Adab dengan Sesama


Menjaga kehormatan mereka, apakah ia hadir atau tidak. Tidak boleh saling mencela, saling menggunjing, tidak boleh meremehkan sesama. Karena itu tidak boleh mengatakan, “murid si syeikh Fulan lebih sempurna dibanding murid syeikh fulan.” Si Fulan ini ‘arif, si fulan itu tidak arif. Si Fulan kuat dan si fulan lemah. Karena ungkapan itu tergolong pergunjingan, dan jelas haram. Apalagi bagi menggunjing para auliya’. Jangan sampai si murid menggunjing Waliyullah.

Turut menasehati jika terjadi kesalahan dan kesesatan, membantu keperluan mereka, karena diantara mereka ada yang pemula, ada pula yang sudah sampai (wushul).

Saling bertawadlu’ antar mereka, membantu mereka untuk mudah mengingat Allah.

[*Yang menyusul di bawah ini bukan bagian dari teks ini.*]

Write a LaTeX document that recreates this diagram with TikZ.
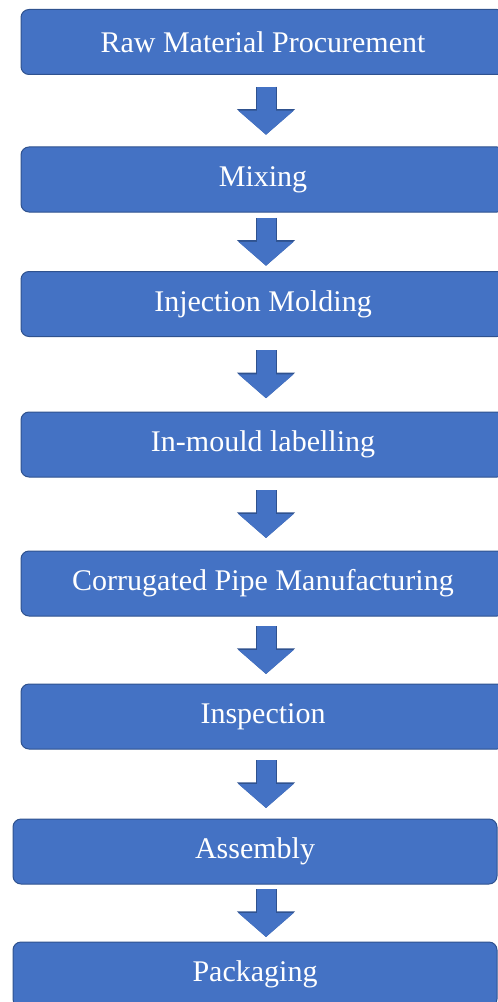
\documentclass[tikz,border=0pt]{standalone}
\usepackage{fontspec}
\setmainfont{Liberation Serif}
\usetikzlibrary{arrows.meta,calc}
\definecolor{stepblue}{HTML}{4472C4}
\definecolor{stepedge}{HTML}{2F528F}

\begin{document}
\begin{tikzpicture}[
x=0.75pt,y=-0.75pt,
box/.style={draw=stepedge,line width=0.75pt,rounded corners=6pt,fill=stepblue,text=white,minimum width=363pt,minimum height=48.75pt,inner sep=0pt,font=\fontsize{22.5}{27}\selectfont},
arr/.style={draw=stepblue,line width=14.25pt,-{Triangle[length=18pt,width=40.5pt]},
  preaction={draw=stepedge,line width=15.75pt,-{Triangle[length=19.2pt,width=42.5pt]}}},
flow/.style={to path={let \p1=($(\tikztostart.south)!0.5!(\tikztotarget.north)$),\p2=(spine) in (\x2,\y1+18pt) -- (\x2,\y1-18pt)}}
]
\useasboundingbox (0,0) rectangle (498,1002);
\coordinate (spine) at (266,0);
% process steps, top to bottom
\node[box] (raw) at (263,42) {Raw Material Procurement};
\node[box] (mix) at (263,179.5) {Mixing};
\node[box] (inj) at (263,304) {Injection Molding};
\node[box] (iml) at (263,444.5) {In-mould labelling};
\node[box] (cpm) at (263,583.5) {Corrugated Pipe Manufacturing};
\node[box] (insp) at (263,716.5) {Inspection};
\node[box] (asm) at (255,851.5) {Assembly};
\node[box] (pack) at (255,974.5) {Packaging};
% block arrows between the steps
\draw[arr] (raw) to[flow] (mix);
\draw[arr] (mix) to[flow] (inj);
\draw[arr] (inj) to[flow] (iml);
\draw[arr] (iml) to[flow] (cpm);
\draw[arr] (cpm) to[flow] (insp);
\draw[arr] (insp) to[flow] (asm);
\draw[arr] (asm) to[flow] (pack);
\end{tikzpicture}
\end{document}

Saling membantu secara maksimal. Pembantu seorang kaum itu berarti pemuka kaum itu. “Saling tolong menolonglah kamu atas dasar kebajikan dan ketaqwaan.” (Firman Allah).

Memandang dengan pandangan hati yang jernih pada mereka, tidak menganggap kurang pada sesama kaum Thariqat Sufi.

Jika ia melihat kekuarangan secara dzahir (tampak di permukaan) hendaknya sebagai mukmin ia menempuh rasa maaf, hingga tujuh puluh kali. Dan jika saja masih tampak kurang, hendaknya ia melihat cermin dirinya sendiri. Karena seorang mukmin adalah cermin bagi sahabatnya. Sabda Rasulullah saw, “Dua perilaku utama yang tak ada unggulannya dalam hal kebaikannya: Husnudzon kepada Allah dan Husnudzon kepada hamba Allah. Sebaliknya tidak ada yang lebih buruk dari dua perilaku: Su’udzon kepada Allah dan Su’udzon kepada hamba Allah.”